Point clouds consist of dense collections of three-dimensional coordinates, each potentially carrying additional attributes such as intensity values, color information, or classification codes. These datasets excel at capturing complex surface geometry and fine structural details that other formats cannot adequately represent.

Understanding these fundamental data types and their respective formats provides the foundation for effective integration strategies and workflow design.

Common Challenges in Spatial Data Integration

Integrating geographic datasets presents numerous technical obstacles that can compromise analytical accuracy if not properly addressed.

Coordinate reference system mismatches: When datasets use different projection systems or datum definitions, features that should align spatially appear offset or distorted.
Poor georeferencing quality: Historical maps, scanned plans, or imagery lacking proper spatial reference information require manual georeferencing, a process prone to human error.
Schema drift: Attribute field names change, data types evolve, and classification systems get updated across datasets from different organizations.
Broken or invalid geometries: Self-intersecting polygons, unclosed rings, duplicate vertices, and null geometries cause geoprocessing tools to fail or produce incorrect results.
Temporal misalignment: Datasets representing the same geographic area but collected at different times may conflict due to infrastructure changes, urban development, or seasonal variations.
Inconsistent spatial resolution: Combining high-resolution imagery with coarse-resolution thematic layers requires careful consideration to avoid artifacts and analysis bias.
Metadata gaps: Incomplete metadata leaves analysts uncertain about data lineage, collection methods, and accuracy specifications.

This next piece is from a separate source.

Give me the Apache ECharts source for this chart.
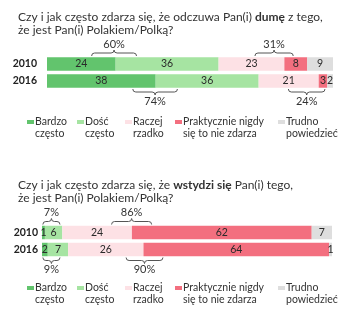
<!DOCTYPE html>
<html>
<head>
<meta charset="utf-8">
<script src="https://cdn.jsdelivr.net/npm/echarts@6/dist/echarts.min.js"></script>
<style>
  html, body { margin: 0; padding: 0; background: #fff; }
  #chart { width: 360px; height: 321px; }
</style>
</head>
<body>
<div id="chart"></div>
<script>
// kategorie i odpowiedzi
const years = ['2010', '2016'];
const answers = ['Bardzo\nczęsto', 'Dość\nczęsto', 'Raczej\nrzadko', 'Praktycznie nigdy\nsię to nie zdarza', 'Trudno\npowiedzieć'];
const colors = ['#62c46d', '#a6e4a2', '#fde1e5', '#f36f7f', '#dedede'];

// duma (%)
const prideBardzo = [24, 38];
const prideDosc = [36, 36];
const prideRaczej = [23, 21];
const prideNigdy = [8, 3];
const prideTrudno = [9, 2];

// wstyd (%)
const shameBardzo = [1, 2];
const shameDosc = [6, 7];
const shameRaczej = [24, 26];
const shameNigdy = [62, 64];
const shameTrudno = [7, 1];

// klamry: [od, do, rok, strona, etykieta]
const prideBrackets = [
  [15.6, 31.3, 0, 'up', '60%'],
  [72.7, 86.1, 0, 'up', '31%'],
  [30, 45.6, 1, 'down', '74%'],
  [84.4, 97.2, 1, 'down', '24%']
];
const shameBrackets = [
  [0.3, 6.2, 0, 'up', '7%'],
  [24, 37.8, 0, 'up', '86%'],
  [0.3, 6.2, 1, 'down', '9%'],
  [29, 41.7, 1, 'down', '90%']
];

const font = 'Lato, "Noto Sans", sans-serif';
const legendLeft = [27, 77, 125, 175, 278];
// prostokąt u góry, pusty punkt na dole -> znacznik przy pierwszej linii
const legendIcon = 'path://M0,0L7,0L7,4L0,4Z M0,16L0.01,16Z';

let chart = echarts.init(document.getElementById('chart'));

function barSeries (idx, data, stack, gridIdx) {
  return {
    name: answers[idx],
    type: 'bar',
    stack: stack,
    xAxisIndex: gridIdx,
    yAxisIndex: gridIdx,
    barWidth: 13.5,
    data: data,
    itemStyle: { color: colors[idx] },
    label: {
      show: true,
      position: 'inside',
      color: '#2a2a2a',
      fontSize: 10.5,
      fontFamily: font
    },
    emphasis: { disabled: true }
  };
}

function bracketSeries (data, gridIdx) {
  return {
    type: 'custom',
    xAxisIndex: gridIdx,
    yAxisIndex: gridIdx,
    silent: true,
    data: data,
    renderItem (params, api) {
      let p1 = api.coord([api.value(0), api.value(2)]);
      let p2 = api.coord([api.value(1), api.value(2)]);
      let up = data[params.dataIndex][3] === 'up';
      let d = up ? -1 : 1;
      let y0 = p1[1] + d * 7;
      let x1 = p1[0];
      let x2 = p2[0];
      let xm = (x1 + x2) / 2;
      let h = y0 + d * 4;
      let path = 'M' + x1 + ' ' + (y0 + d) +
        ' Q' + x1 + ' ' + h + ' ' + (x1 + 3) + ' ' + h +
        ' L' + (xm - 3) + ' ' + h +
        ' Q' + xm + ' ' + h + ' ' + xm + ' ' + (h + d * 3) +
        ' Q' + xm + ' ' + h + ' ' + (xm + 3) + ' ' + h +
        ' L' + (x2 - 3) + ' ' + h +
        ' Q' + x2 + ' ' + h + ' ' + x2 + ' ' + (y0 + d);
      return {
        type: 'group',
        children: [
          {
            type: 'path',
            shape: { pathData: path },
            style: { stroke: '#555', lineWidth: 1, fill: null }
          },
          {
            type: 'text',
            style: {
              text: data[params.dataIndex][4],
              x: xm,
              y: y0 + d * 13,
              align: 'center',
              verticalAlign: 'middle',
              fontSize: 11,
              fontFamily: font,
              fill: '#333'
            }
          }
        ]
      };
    }
  };
}

function legends (top) {
  return answers.map((name, i) => ({
    data: [name],
    left: legendLeft[i],
    top: top,
    padding: 0,
    itemWidth: 7,
    itemHeight: 16,
    selectedMode: false,
    icon: legendIcon,
    textStyle: {
      fontSize: 10.5,
      fontFamily: font,
      color: '#333',
      lineHeight: 12,
      padding: [0, 0, 0, -4]
    }
  }));
}

const titleRich = {
  b: { fontWeight: 'bold', fontSize: 12, fontFamily: font, color: '#333' }
};

let option = {
  animation: false,
  title: [
    {
      text: 'Czy i jak często zdarza się, że odczuwa Pan(i) {b|dumę} z tego,\nże jest Pan(i) Polakiem/Polką?',
      left: 13,
      top: 5,
      textStyle: { fontSize: 12, fontWeight: 'normal', fontFamily: font, color: '#333', lineHeight: 13.5, rich: titleRich }
    },
    {
      text: 'Czy i jak często zdarza się, że {b|wstydzi się} Pan(i) tego,\nże jest Pan(i) Polakiem/Polką?',
      left: 13,
      top: 173,
      textStyle: { fontSize: 12, fontWeight: 'normal', fontFamily: font, color: '#333', lineHeight: 13.5, rich: titleRich }
    }
  ],
  legend: legends(116).concat(legends(282)),
  grid: [
    { left: 47, right: 27, top: 55.5, height: 34 },
    { left: 42, right: 28, top: 224, height: 34 }
  ],
  xAxis: [
    { gridIndex: 0, type: 'value', min: 0, max: 100, show: false },
    { gridIndex: 1, type: 'value', min: 0, max: 100, show: false }
  ],
  yAxis: [0, 1].map((g) => ({
    gridIndex: g,
    type: 'category',
    inverse: true,
    data: years,
    axisLine: { show: false },
    axisTick: { show: false },
    axisLabel: {
      margin: g === 0 ? 10 : 4,
      fontWeight: 'bold',
      fontSize: 10.5,
      fontFamily: font,
      color: '#222'
    }
  })),
  series: [
    barSeries(0, prideBardzo, 'duma', 0),
    barSeries(1, prideDosc, 'duma', 0),
    barSeries(2, prideRaczej, 'duma', 0),
    barSeries(3, prideNigdy, 'duma', 0),
    barSeries(4, prideTrudno, 'duma', 0),
    barSeries(0, shameBardzo, 'wstyd', 1),
    barSeries(1, shameDosc, 'wstyd', 1),
    barSeries(2, shameRaczej, 'wstyd', 1),
    barSeries(3, shameNigdy, 'wstyd', 1),
    barSeries(4, shameTrudno, 'wstyd', 1),
    bracketSeries(prideBrackets, 0),
    bracketSeries(shameBrackets, 1)
  ]
};

chart.setOption(option);
</script>
</body>
</html>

These integration challenges demand systematic approaches and quality control procedures throughout the data preparation pipeline. Recognizing potential problems early allows practitioners to implement appropriate solutions before investing time in flawed analytical workflows.

Conclusion

Successfully merging spatial datasets from diverse sources requires more than technical skill—it demands systematic methodology and careful attention to data characteristics. Organizations that treat integration as a foundational step rather than an afterthought position themselves to extract maximum value from their geographic information assets.

Addressing obstacles such as mismatched coordinate systems, inconsistent schemas, temporal discrepancies, and geometric errors requires deliberate strategies. Validating coordinate reference systems and metadata early prevents costly rework later. Testing workflows on data subsets before processing entire datasets saves time and computational resources. Standardizing schemas, repairing geometries, and reconciling temporal differences ensures datasets can function together as intended. Implementing logging and version control provides transparency and reproducibility throughout the integration process.

Automation tools significantly reduce the manual effort traditionally associated with spatial data preparation. No-code platforms lower technical barriers while maintaining workflow rigor and quality control. Code-based approaches offer flexibility for custom requirements and complex transformations. The choice between approaches depends on organizational needs, technical capacity, and project complexity.

The investment in proper integration workflows pays dividends across organizational functions. Reliable spatial data supports better planning decisions, more accurate risk assessments, efficient field operations, and effective resource management. As data sources continue multiplying and spatial datasets grow in volume and complexity, robust integration practices become increasingly essential. Organizations that master these fundamentals gain competitive advantages through improved decision-making capabilities and operational efficiency derived from trustworthy, interoperable geographic information.